» What needs to be done
Copy out the listing in full, exactly as written, but not its pictures.

········

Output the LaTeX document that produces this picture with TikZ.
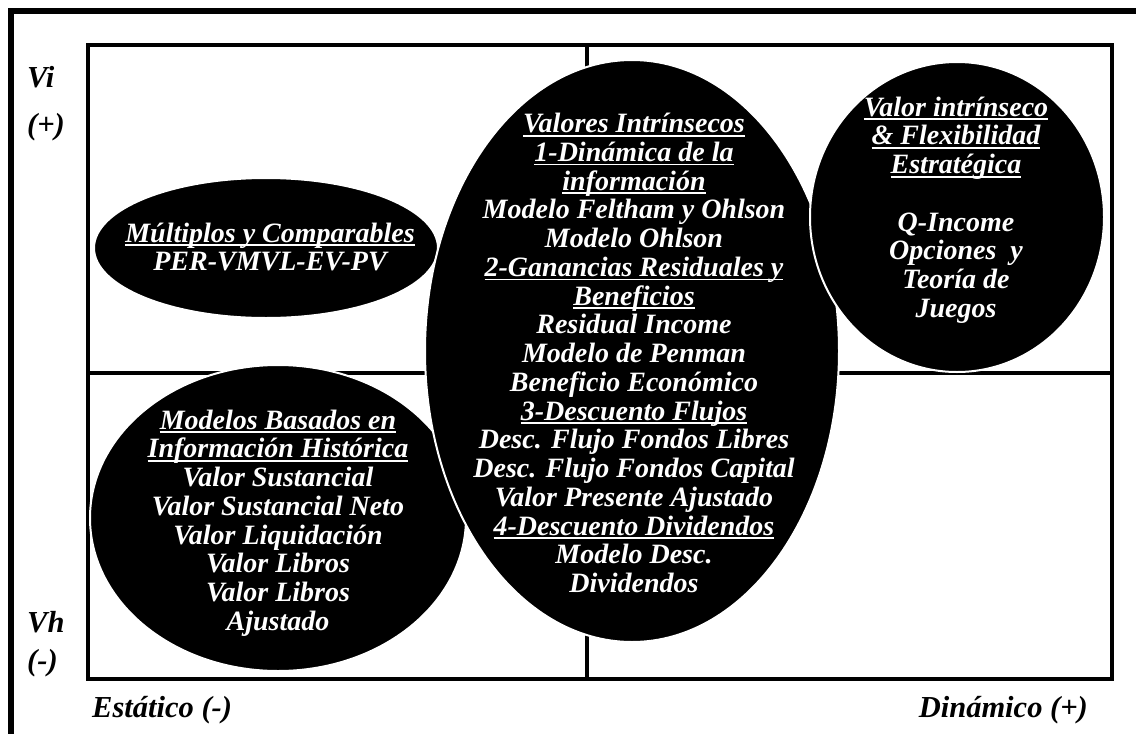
\documentclass[tikz,border=0pt]{standalone}
\usepackage{fontspec}
\setmainfont{Liberation Serif}
\usetikzlibrary{shapes.geometric}
\newcommand\myul[1]{\setbox0\hbox{#1}\rlap{\rule[-4pt]{\wd0}{1.8pt}}\box0}
\begin{document}
\begin{tikzpicture}[x=1pt,y=-1pt,
  blob/.style={ellipse, fill=black, draw=white, line width=2pt, inner sep=0pt},
  wtext/.style={text=white, font=\fontsize{28}{28.75}\selectfont\bfseries\itshape, align=center, inner sep=0pt},
  btext/.style={text=black, font=\fontsize{30.5}{30}\selectfont\bfseries\itshape, inner sep=0pt},
  frameline/.style={line width=6pt},
  gridline/.style={line width=3.5pt}]
\useasboundingbox (0,0) rectangle (1136,734);
% outer frame (cut by the page on the right and bottom)
\coordinate (fbl) at (11,734);
\coordinate (ftl) at (11,11);
\coordinate (ftr) at (1136,11);
\draw[frameline] (fbl) -- (ftl) -- (ftr);
% quadrant grid
\coordinate (tl) at (88,45);
\coordinate (br) at (1112,679);
\coordinate (vt) at (587,45);
\coordinate (vb) at (587,679);
\coordinate (hl) at (88,373);
\coordinate (hr) at (1112,373);
\draw[gridline] (tl) rectangle (br);
\draw[gridline] (vt) -- (vb);
\draw[gridline] (hl) -- (hr);
% ellipses
\node[blob, minimum width=376pt, minimum height=306pt] (hist) at (278,518) {};
\node[blob, minimum width=344pt, minimum height=140pt] (mult) at (266,248) {};
\node[blob, minimum width=414pt, minimum height=582pt] (intr) at (632,351) {};
\node[blob, minimum width=294pt, minimum height=310pt] (flex) at (957,217) {};
% texts
\node[wtext] (multt) at (270,247) {\myul{Múltiplos y Comparables}\\PER-VMVL-EV-PV};
\node[wtext] (histt) at (278,523) {\myul{Modelos Basados en}\\\myul{Información Histórica}\\Valor Sustancial\\Valor Sustancial Neto\\Valor Liquidación\\Valor Libros\\Valor Libros\\Ajustado};
\node[wtext] (intrt) at (634,353) {\myul{Valores Intrínsecos}\\\myul{1-Dinámica de la}\\\myul{información}\\Modelo Feltham y Ohlson\\Modelo Ohlson\\\myul{2-Ganancias Residuales y}\\\myul{Beneficios}\\Residual Income\\Modelo de Penman\\Beneficio Económico\\\myul{3-Descuento Flujos}\\Desc. Flujo Fondos Libres\\Desc. Flujo Fondos Capital\\Valor Presente Ajustado\\\myul{4-Descuento Dividendos}\\Modelo Desc.\\Dividendos};
\node[wtext] (flext) at (956,210) {\myul{Valor intrínseco}\\\myul{\& Flexibilidad}\\\myul{Estratégica}\\[28.75pt]Q-Income\\Opciones\ \ y\\Teoría de\\Juegos};
% axis labels
\node[btext, anchor=west] (vi) at (27,77) {Vi};
\node[btext, anchor=west] (vip) at (27,127) {(+)};
\node[btext, anchor=west] (vh) at (27,622) {Vh};
\node[btext, anchor=west] (vhm) at (27,663) {(-)};
\node[btext, anchor=west] (est) at (92,710) {Estático (-)};
\node[btext, anchor=east] (din) at (1088,710) {Dinámico (+)};
\end{tikzpicture}
\end{document}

········

» The completed task
Output the LaTeX document that produces this picture with TikZ.
\documentclass[tikz,border=0pt]{standalone}
\usepackage{fontspec}
\setmainfont{Liberation Serif}
\usetikzlibrary{shapes.geometric}
\newcommand\myul[1]{\setbox0\hbox{#1}\rlap{\rule[-4pt]{\wd0}{1.8pt}}\box0}
\begin{document}
\begin{tikzpicture}[x=1pt,y=-1pt,
  blob/.style={ellipse, fill=black, draw=white, line width=2pt, inner sep=0pt},
  wtext/.style={text=white, font=\fontsize{28}{28.75}\selectfont\bfseries\itshape, align=center, inner sep=0pt},
  btext/.style={text=black, font=\fontsize{30.5}{30}\selectfont\bfseries\itshape, inner sep=0pt},
  frameline/.style={line width=6pt},
  gridline/.style={line width=3.5pt}]
\useasboundingbox (0,0) rectangle (1136,734);
% outer frame (cut by the page on the right and bottom)
\coordinate (fbl) at (11,734);
\coordinate (ftl) at (11,11);
\coordinate (ftr) at (1136,11);
\draw[frameline] (fbl) -- (ftl) -- (ftr);
% quadrant grid
\coordinate (tl) at (88,45);
\coordinate (br) at (1112,679);
\coordinate (vt) at (587,45);
\coordinate (vb) at (587,679);
\coordinate (hl) at (88,373);
\coordinate (hr) at (1112,373);
\draw[gridline] (tl) rectangle (br);
\draw[gridline] (vt) -- (vb);
\draw[gridline] (hl) -- (hr);
% ellipses
\node[blob, minimum width=376pt, minimum height=306pt] (hist) at (278,518) {};
\node[blob, minimum width=344pt, minimum height=140pt] (mult) at (266,248) {};
\node[blob, minimum width=414pt, minimum height=582pt] (intr) at (632,351) {};
\node[blob, minimum width=294pt, minimum height=310pt] (flex) at (957,217) {};
% texts
\node[wtext] (multt) at (270,247) {\myul{Múltiplos y Comparables}\\PER-VMVL-EV-PV};
\node[wtext] (histt) at (278,523) {\myul{Modelos Basados en}\\\myul{Información Histórica}\\Valor Sustancial\\Valor Sustancial Neto\\Valor Liquidación\\Valor Libros\\Valor Libros\\Ajustado};
\node[wtext] (intrt) at (634,353) {\myul{Valores Intrínsecos}\\\myul{1-Dinámica de la}\\\myul{información}\\Modelo Feltham y Ohlson\\Modelo Ohlson\\\myul{2-Ganancias Residuales y}\\\myul{Beneficios}\\Residual Income\\Modelo de Penman\\Beneficio Económico\\\myul{3-Descuento Flujos}\\Desc. Flujo Fondos Libres\\Desc. Flujo Fondos Capital\\Valor Presente Ajustado\\\myul{4-Descuento Dividendos}\\Modelo Desc.\\Dividendos};
\node[wtext] (flext) at (956,210) {\myul{Valor intrínseco}\\\myul{\& Flexibilidad}\\\myul{Estratégica}\\[28.75pt]Q-Income\\Opciones\ \ y\\Teoría de\\Juegos};
% axis labels
\node[btext, anchor=west] (vi) at (27,77) {Vi};
\node[btext, anchor=west] (vip) at (27,127) {(+)};
\node[btext, anchor=west] (vh) at (27,622) {Vh};
\node[btext, anchor=west] (vhm) at (27,663) {(-)};
\node[btext, anchor=west] (est) at (92,710) {Estático (-)};
\node[btext, anchor=east] (din) at (1088,710) {Dinámico (+)};
\end{tikzpicture}
\end{document}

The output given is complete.